The Office of Government Ethics last week assembled a progress report comparing the Trump administration’s rate of nominations with those of the Obama administration eight years ago. It’s not a favorable picture for the White House and suggests the new administration has a long way to go before it will be fully staffed.
The data, obtained by Max Stier, president of the nonprofit Partnership for Public Service, show that as of March 7, 2009, President Obama had submitted nominations, including full financial disclosure information, for 228 individuals, while President Trump had submitted only 63 by the same date this year, Stier said.
“The Trump team needs to focus not just on the nominations but on people coming through the pipeline. It’s a complicated process that includes getting through OGE,” Stier told Government Executive. Stier previously linked to charts produced by OGE in an essay in Politico on the topic on Monday, but the graphics show only trends without the numbers, which Stier provided to Government Executive.
Equally dramatic was the contrast between the Trump and Obama administrations in terms of complexity of the nominees’ financial disclosure reports, which helps explain why it will likely take much longer for Trump’s nominees to make it through the process. OGE reviewers divide the individual cases into four categories, based roughly on wealth: simple, moderate, complex and extremely complex. In the last category, “Only the most experienced financial disclosure reviewers can handle reports at this level, and the ethics review usually requires a team of OGE employees,” the document said. “The ethics review cannot be completed without the direct involvement of OGE’s managers or leadership.”
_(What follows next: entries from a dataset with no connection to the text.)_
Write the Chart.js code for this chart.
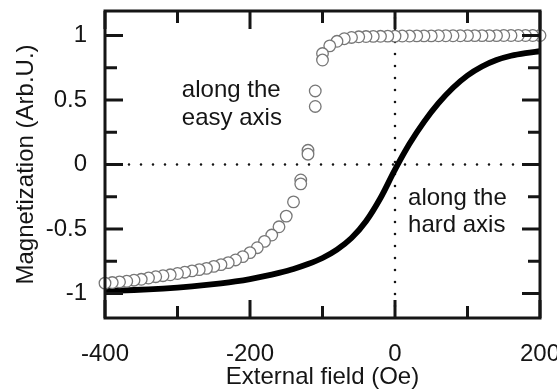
<!DOCTYPE html>
<html>
<head>
<meta charset="utf-8">
<script src="https://cdn.jsdelivr.net/npm/chart.js@4.4.0/dist/chart.umd.min.js"></script>
<style>
  html, body { margin: 0; padding: 0; background: #fff; }
  #wrap { width: 557px; height: 392px; }
</style>
</head>
<body>
<div id="wrap"><canvas id="magChart" width="557" height="392"></canvas></div>
<script>
// easy axis (open circles), field in Oe, magnetization in arb. units
const easyField = [
  -400, -390, -380, -370, -360, -350, -340, -330, -320, -310,
  -300, -290, -280, -270, -260, -250, -240, -230, -220, -210,
  -200, -190, -180, -170, -160, -150, -140, -130, -130, -120,
  -120, -110, -110, -100, -100, -90, -80, -70, -60, -50,
  -40, -30, -20, -10, 0, 10, 20, 30, 40, 50,
  60, 70, 80, 90, 100, 110, 120, 130, 140, 150,
  160, 170, 180, 190, 200
];
const easyMag = [
  -0.92, -0.915, -0.91, -0.905, -0.897, -0.89, -0.88, -0.87, -0.862, -0.855,
  -0.845, -0.835, -0.825, -0.815, -0.805, -0.79, -0.776, -0.761, -0.74, -0.714,
  -0.683, -0.645, -0.596, -0.547, -0.483, -0.40, -0.29, -0.15, -0.12, 0.08,
  0.11, 0.45, 0.57, 0.81, 0.86, 0.92, 0.955, 0.975, 0.985, 0.99,
  0.992, 0.993, 0.994, 0.995, 0.995, 0.996, 0.996, 0.997, 0.997, 0.997,
  0.998, 0.998, 0.998, 0.998, 0.999, 0.999, 0.999, 0.999, 0.999, 1.0,
  1.0, 1.0, 1.0, 1.0, 1.0
];

// hard axis (solid line)
const hardField = [
  -400, -380, -360, -340, -320, -300, -280, -260, -240, -220,
  -200, -180, -160, -140, -120, -100, -80, -60, -40, -20,
  0, 20, 40, 60, 80, 100, 120, 140, 160, 180, 200
];
const hardMag = [
  -0.98, -0.977, -0.973, -0.968, -0.962, -0.954, -0.945, -0.934, -0.921, -0.906,
  -0.888, -0.866, -0.84, -0.81, -0.772, -0.725, -0.66, -0.57, -0.44, -0.26,
  -0.04, 0.16, 0.33, 0.475, 0.595, 0.69, 0.76, 0.81, 0.843, 0.864, 0.878
];

const xRange = [-400, 200];
const yRange = [-1.19, 1.19];
const xTickValues = [-400, -200, 0, 200];
const xMinorTicks = [-300, -100, 100];
const yTickValues = [-1, -0.5, 0, 0.5, 1];
const yMinorTicks = [-0.75, -0.25, 0.25, 0.75];

const easyLabel = ['along the', 'easy axis'];
const easyLabelAt = { x: -294, y: 0.52 };
const hardLabel = ['along the', 'hard axis'];
const hardLabelAt = { x: 18, y: -0.312 };

const FONT = "'Liberation Sans', Arial, Helvetica, sans-serif";
const INK = '#151515';

// easy-axis points are drawn from high field to low field so the left circle sits on top
const easyPoints = easyField.map((f, i) => ({ x: f, y: easyMag[i] })).reverse();
const hardPoints = hardField.map((f, i) => ({ x: f, y: hardMag[i] }));

// frame + inward ticks on all four sides
const framePlugin = {
  id: 'frame',
  afterDatasetsDraw(chart) {
    const { ctx, chartArea: a, scales: { x, y } } = chart;
    ctx.save();
    ctx.strokeStyle = INK;
    ctx.lineWidth = 3;
    ctx.strokeRect(a.left, a.top, a.right - a.left, a.bottom - a.top);
    const tick = (x1, y1, x2, y2) => {
      ctx.beginPath();
      ctx.moveTo(x1, y1);
      ctx.lineTo(x2, y2);
      ctx.stroke();
    };
    const major = 18, minor = 12;
    xTickValues.concat(xMinorTicks).forEach(v => {
      const px = x.getPixelForValue(v);
      const len = xTickValues.includes(v) ? major : minor;
      tick(px, a.bottom, px, a.bottom - len);
      tick(px, a.top, px, a.top + len);
    });
    yTickValues.concat(yMinorTicks).forEach(v => {
      const py = y.getPixelForValue(v);
      const len = yTickValues.includes(v) ? major : minor;
      tick(a.left, py, a.left + len, py);
      tick(a.right, py, a.right - len, py);
    });
    ctx.restore();
  },
  afterDraw(chart) {
    const { ctx, scales: { x, y } } = chart;
    ctx.save();
    ctx.fillStyle = INK;
    ctx.font = '24px ' + FONT;
    ctx.textAlign = 'left';
    ctx.textBaseline = 'alphabetic';
    [[easyLabel, easyLabelAt], [hardLabel, hardLabelAt]].forEach(([lines, at]) => {
      const px = x.getPixelForValue(at.x);
      const py = y.getPixelForValue(at.y);
      lines.forEach((t, i) => ctx.fillText(t, px, py + i * 27.4));
    });
    ctx.restore();
  }
};

const ctx = document.getElementById('magChart').getContext('2d');
new Chart(ctx, {
  type: 'scatter',
  data: {
    datasets: [
      {
        label: 'easy axis',
        data: easyPoints,
        showLine: false,
        pointRadius: 5.8,
        pointBorderWidth: 1.3,
        pointBorderColor: '#777777',
        pointBackgroundColor: '#ffffff',
        clip: false,
        order: 0
      },
      {
        label: 'hard axis',
        data: hardPoints,
        showLine: true,
        borderColor: '#000',
        borderWidth: 5.8,
        pointRadius: 0,
        cubicInterpolationMode: 'monotone',
        order: 1
      },
      {
        label: 'zero field',
        data: [{ x: 0, y: yRange[0] }, { x: 0, y: yRange[1] }],
        showLine: true,
        borderColor: INK,
        borderWidth: 2.6,
        borderDash: [0, 12],
        borderCapStyle: 'round',
        pointRadius: 0,
        order: 2
      },
      {
        label: 'zero magnetization',
        data: [{ x: xRange[0], y: 0 }, { x: xRange[1], y: 0 }],
        showLine: true,
        borderColor: INK,
        borderWidth: 2.6,
        borderDash: [0, 12],
        borderCapStyle: 'round',
        pointRadius: 0,
        order: 2
      }
    ]
  },
  options: {
    responsive: false,
    animation: false,
    layout: { padding: { top: 11, right: 17, left: 0, bottom: 0 } },
    plugins: {
      legend: { display: false },
      tooltip: { enabled: false }
    },
    scales: {
      x: {
        type: 'linear',
        min: xRange[0],
        max: xRange[1],
        grid: { display: false, drawTicks: false },
        border: { display: false },
        afterBuildTicks: s => { s.ticks = xTickValues.map(v => ({ value: v })); },
        afterFit: s => { s.height = 74; s.paddingLeft = 0; s.paddingRight = 0; },
        ticks: {
          color: INK,
          padding: 22,
          font: { family: FONT, size: 24 },
          maxRotation: 0,
          callback: v => String(v)
        },
        title: {
          display: true,
          text: 'External field (Oe)',
          color: INK,
          font: { family: FONT, size: 24 },
          padding: { top: 0, bottom: 0 }
        }
      },
      y: {
        type: 'linear',
        min: yRange[0],
        max: yRange[1],
        grid: { display: false, drawTicks: false },
        border: { display: false },
        afterBuildTicks: s => { s.ticks = yTickValues.map(v => ({ value: v })); },
        afterFit: s => { s.width = 105; s.paddingTop = 0; s.paddingBottom = 0; },
        ticks: {
          color: INK,
          padding: 18,
          font: { family: FONT, size: 24 },
          callback: v => String(v)
        },
        title: {
          display: true,
          text: 'Magnetization (Arb.U.)',
          color: INK,
          font: { family: FONT, size: 24 },
          padding: { top: 12, bottom: 0 }
        }
      }
    }
  },
  plugins: [framePlugin]
});
</script>
</body>
</html>
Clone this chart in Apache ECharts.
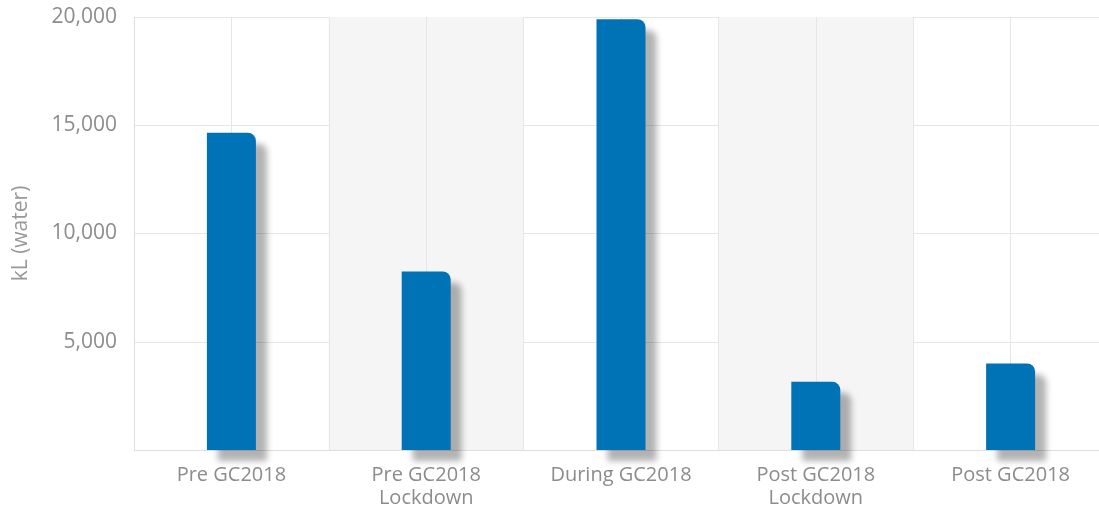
<!DOCTYPE html>
<html>
<head>
<meta charset="utf-8">
<script src="https://cdn.jsdelivr.net/npm/echarts@6/dist/echarts.min.js"></script>
<style>
  html, body { margin: 0; padding: 0; background: #fff; }
  #chart { width: 1099px; height: 512px; }
</style>
</head>
<body>
<div id="chart"></div>
<script>
  // water use per period, kL
  const categories = ['Pre GC2018', 'Pre GC2018\nLockdown', 'During GC2018', 'Post GC2018\nLockdown', 'Post GC2018'];
  const waterKL = [14650, 8250, 19900, 3150, 4000];
  const yTicks = [5000, 10000, 15000, 20000];

  const labelColor = '#8c8c8c';
  const gridColor = '#e6e6e6';

  let myChart = echarts.init(document.getElementById('chart'));
  let option = {
    animation: false,
    // the plot runs a little past the right edge of the picture
    grid: { left: 134, top: 17, bottom: 62, width: 974, outerBoundsMode: 'none', containLabel: false },
    xAxis: [
      {
        type: 'category',
        data: categories,
        axisLine: { lineStyle: { color: '#dedede' } },
        axisTick: { show: false },
        axisLabel: { color: labelColor, fontSize: 20, fontFamily: 'Open Sans', margin: 14, lineHeight: 23 },
        splitLine: { show: true, lineStyle: { color: gridColor } },
        splitArea: { show: true, areaStyle: { color: ['rgba(255,255,255,0)', '#f5f5f5'] } }
      },
      {
        // only draws the gridlines through the category centres
        type: 'value',
        min: 0,
        max: categories.length * 2,
        interval: 1,
        show: true,
        axisLine: { show: false },
        axisTick: { show: false },
        axisLabel: { show: false },
        splitLine: { show: true, lineStyle: { color: gridColor } }
      }
    ],
    yAxis: {
      type: 'value',
      min: 0,
      max: 20000,
      interval: 5000,
      name: 'kL (water)',
      nameLocation: 'middle',
      nameGap: 102,
      nameTextStyle: { color: '#999', fontSize: 21, fontFamily: 'Open Sans' },
      axisLine: { show: true, lineStyle: { color: '#dedede' } },
      axisTick: { show: false },
      axisLabel: {
        color: labelColor, fontSize: 21, fontFamily: 'Open Sans', margin: 17,
        formatter: v => yTicks.includes(v) ? v.toLocaleString('en-US') : ''
      },
      splitLine: { lineStyle: { color: gridColor } }
    },
    series: [
      {
        type: 'bar',
        xAxisIndex: 0,
        data: waterKL,
        barWidth: 49,
        itemStyle: {
          color: '#0072b6',
          borderRadius: [0, 8, 0, 0],
          shadowColor: 'rgba(0,0,0,0.3)',
          shadowBlur: 6,
          shadowOffsetX: 11,
          shadowOffsetY: 11
        }
      }
    ]
  };

  myChart.setOption(option);
  window.onresize = myChart.resize;
</script>
</body>
</html>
Pie charts produced by OGE show that the portion of Trump nominees’ financial disclosure materials that are deemed complex or extremely complex more than doubled with Trump nominees, while those classified as simple or moderate were less than half what what they were for the Obama nominees.
“Trump is right: There are too many political jobs in the federal government. But he still needs people to run his administration—he can’t do it alone,” Stier wrote in Politico. The Partnership has been offering transition guidance to the new administration but has documented its slow pace: only 24 of 511 key administration appointments have been made.
Stier told The New York Times on Monday, “The approach that the president took as a businessman and a candidate is simply not scalable to the challenge of filling out the rest of the government leadership.”